The Texas Parks and Wildlife Department is inviting bids for repairs and recoating work on the historic battleship USS Texas (BB-35).
Bids will be opened Jan. 8, 2013.
The only surviving U.S. Navy vessel that fought in both world wars—and the second Navy ship named for the Lone Star State—the USS Texas was commissioned March 12, 1914.
Scope of Work
The project involves performing various repairs on the historic 573-foot-long, 95-foot-beam decommissioned vessel, which is the oldest remaining dreadnought battleship.
The work includes applying an epoxy system to new and repaired steel surfaces. The existing coatings are presumed to contain lead; the project will also require asbestos abatement.
Doug’s Rust Collection
The USS Texas is the only surviving U.S. Navy vessel to have fought in World Wars I and II.

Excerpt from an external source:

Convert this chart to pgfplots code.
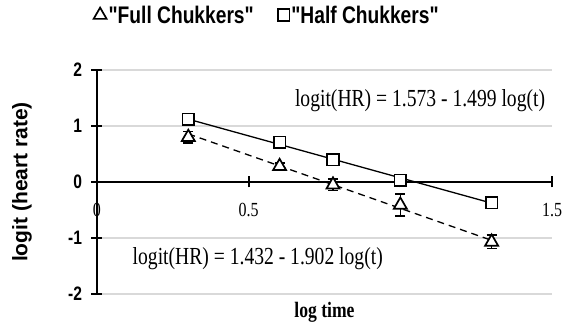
\documentclass[border=0pt]{standalone}
\usepackage{pgfplots}
\pgfplotsset{compat=1.18}
\usepackage{fontspec}
\setmainfont{Liberation Serif}[FakeStretch=0.8]
\setsansfont{Liberation Sans}[FakeStretch=0.8]
\newfontfamily\legfont{Liberation Sans}[FakeStretch=0.8]
\newfontfamily\ylabfont{Liberation Sans}
\begin{document}
\begin{tikzpicture}
\useasboundingbox (-97pt,-30pt) rectangle (484pt,294pt);
\begin{axis}[
  at={(0pt,0pt)}, anchor=south west,
  scale only axis, width=455pt, height=224pt,
  xmin=0, xmax=1.5, ymin=-2, ymax=2,
  axis lines=middle,
  axis line style={-, line width=1.7pt, black},
  hide obscured x ticks=false, hide obscured y ticks=false,
  xtick={0,0.5,1,1.5}, xticklabels={0,0.5,,1.5},
  ytick={-2,-1,0,1,2}, yticklabels={-2,-1,0,1,2},
  tick align=center, major tick length=11pt,
  tick style={line width=1.7pt, black},
  ymajorgrids, grid style={line width=1.2pt, black!15},
  xticklabel style={font=\rmfamily\fontsize{20}{23}\selectfont, yshift=-12pt},
  yticklabel style={font=\sffamily\bfseries\fontsize{19.5}{22}\selectfont, xshift=-6pt},
  xlabel={log time},
  xlabel style={at={(axis description cs:0.5,-0.082)}, anchor=center, font=\rmfamily\bfseries\fontsize{22}{25}\selectfont},
  ylabel={logit (heart rate)},
  ylabel style={at={(axis description cs:-0.165,0.5)}, anchor=center, rotate=90, font=\ylabfont\bfseries\fontsize{21}{25}\selectfont},
  legend style={at={(axis description cs:0.374,1.245)}, anchor=center, draw=none, fill=none,
    font=\legfont\bfseries\fontsize{24}{28}\selectfont, legend columns=2,
    /tikz/every even column/.append style={column sep=22pt}},
  legend cell align=left,
  clip=false,
]
% trend lines
\addplot[forget plot, black, line width=1.3pt] coordinates {(0.301,1.122) (1.301,-0.377)};
\addplot[forget plot, black, line width=1.3pt, dashed, dash pattern=on 7pt off 5pt] coordinates {(0.301,0.859) (1.301,-1.042)};
% Full chukkers (triangles)
\addplot[only marks, mark=triangle*, mark size=7.5pt, mark options={fill=white, draw=black, line width=1.7pt},
  error bars/.cd, y dir=both, y explicit,
  error bar style={line width=1.5pt, black},
  error mark options={rotate=90, mark size=5pt, line width=1.5pt, black}]
  coordinates {
  (0.301,0.80) +- (0,0.10)
  (0.602,0.28) +- (0,0.06)
  (0.778,-0.05) +- (0,0.10)
  (1.000,-0.41) +- (0,0.20)
  (1.301,-1.07) +- (0,0.12)
  };
\addlegendentry{"Full Chukkers"}
% Half chukkers (squares)
\addplot[only marks, mark=square*, mark size=5.8pt, mark options={fill=white, draw=black, line width=1.7pt}]
  coordinates {
  (0.301,1.12)
  (0.602,0.71)
  (0.778,0.40)
  (1.000,0.03)
  (1.301,-0.37)
  };
\addlegendentry{"Half Chukkers"}
\node[font=\rmfamily\fontsize{24.5}{28}\selectfont] at (axis cs:1.065,1.46) {logit(HR) = 1.573 - 1.499 log(t)};
\node[font=\rmfamily\fontsize{24.5}{28}\selectfont] at (axis cs:0.53,-1.36) {logit(HR) = 1.432 - 1.902 log(t)};
\end{axis}
\end{tikzpicture}
\end{document}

The ship cannot be moved, so all of the work will need to be performed at her current location near Houston, TX.
About the Ship
The USS Texas saw action soon after her commissioning, during the “Tampico Incident” in Mexican waters. The ship made numerous sorties into the North Sea during World War I and escorted war convoys across the Atlantic when the United States formally entered World War II in 1941.

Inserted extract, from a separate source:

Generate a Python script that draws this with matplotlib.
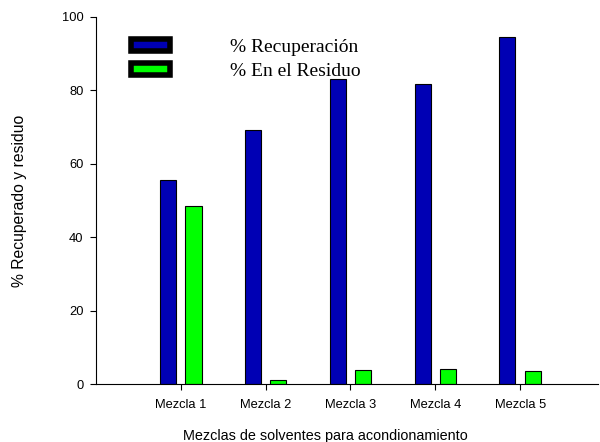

Texas later shelled Axis-held beaches for the North African campaign and the Normandy landing before being sent to the Pacific Theater during the Battles of Iwo Jima and Okinawa to provide naval gunfire.

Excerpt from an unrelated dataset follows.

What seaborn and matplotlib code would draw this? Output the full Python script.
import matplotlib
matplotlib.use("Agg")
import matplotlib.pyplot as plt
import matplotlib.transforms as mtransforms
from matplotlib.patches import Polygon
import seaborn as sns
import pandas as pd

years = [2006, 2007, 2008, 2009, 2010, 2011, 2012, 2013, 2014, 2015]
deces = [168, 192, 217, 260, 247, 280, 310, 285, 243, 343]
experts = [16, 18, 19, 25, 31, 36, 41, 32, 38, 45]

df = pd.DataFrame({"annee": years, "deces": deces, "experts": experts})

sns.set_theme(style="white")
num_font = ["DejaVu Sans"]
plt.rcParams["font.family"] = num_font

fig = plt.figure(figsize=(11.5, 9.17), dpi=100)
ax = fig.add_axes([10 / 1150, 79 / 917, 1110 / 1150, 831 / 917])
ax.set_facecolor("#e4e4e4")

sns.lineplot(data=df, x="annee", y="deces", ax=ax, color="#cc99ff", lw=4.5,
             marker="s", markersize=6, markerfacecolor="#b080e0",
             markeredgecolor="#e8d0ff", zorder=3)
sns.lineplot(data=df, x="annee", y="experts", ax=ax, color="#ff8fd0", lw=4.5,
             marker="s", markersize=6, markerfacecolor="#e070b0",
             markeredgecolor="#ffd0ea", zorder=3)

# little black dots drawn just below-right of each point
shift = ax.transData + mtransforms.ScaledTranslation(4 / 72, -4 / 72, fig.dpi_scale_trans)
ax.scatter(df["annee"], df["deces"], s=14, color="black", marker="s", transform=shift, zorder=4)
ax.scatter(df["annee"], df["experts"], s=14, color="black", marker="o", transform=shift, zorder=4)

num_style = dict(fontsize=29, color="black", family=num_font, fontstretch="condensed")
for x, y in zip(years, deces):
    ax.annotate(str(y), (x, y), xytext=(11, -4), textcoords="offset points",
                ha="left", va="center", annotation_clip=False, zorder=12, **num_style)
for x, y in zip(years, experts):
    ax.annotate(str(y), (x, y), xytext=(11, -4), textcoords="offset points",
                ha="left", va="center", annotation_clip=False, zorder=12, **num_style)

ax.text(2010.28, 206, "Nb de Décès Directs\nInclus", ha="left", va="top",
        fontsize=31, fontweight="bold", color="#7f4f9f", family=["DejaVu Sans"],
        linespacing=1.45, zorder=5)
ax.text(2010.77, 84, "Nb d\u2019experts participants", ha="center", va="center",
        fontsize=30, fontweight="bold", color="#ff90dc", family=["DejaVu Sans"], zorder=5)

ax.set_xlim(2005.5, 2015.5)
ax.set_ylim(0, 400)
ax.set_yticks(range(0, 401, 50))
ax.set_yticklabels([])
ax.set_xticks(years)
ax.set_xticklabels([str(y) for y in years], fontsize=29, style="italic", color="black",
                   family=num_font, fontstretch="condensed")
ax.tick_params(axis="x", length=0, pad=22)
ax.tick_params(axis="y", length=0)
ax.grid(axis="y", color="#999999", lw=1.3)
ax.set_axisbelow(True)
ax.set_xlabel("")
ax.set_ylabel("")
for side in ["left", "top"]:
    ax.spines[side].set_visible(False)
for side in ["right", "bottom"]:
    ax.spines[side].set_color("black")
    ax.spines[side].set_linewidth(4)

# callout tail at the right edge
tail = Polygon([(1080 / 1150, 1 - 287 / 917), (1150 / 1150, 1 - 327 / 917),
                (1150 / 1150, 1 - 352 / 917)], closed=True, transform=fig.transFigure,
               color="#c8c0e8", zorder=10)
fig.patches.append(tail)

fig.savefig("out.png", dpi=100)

The ship's last operational mission returned 4,267 troops from the Pacific to California in time for Christmas in 1945, according to the Battleship Texas Foundation.
By the time she was decommissioned in 1948, Texas had earned five battle stars for service in World War II.
The Texas became the first battleship memorial museum in the United States, according to the Texas Parks and Wildlife Department.
That was just one of many “firsts” for the battleship. She was also the first to mount anti-aircraft guns, the first to control gunfire with directors and range-keepers, and the first to launch an aircraft.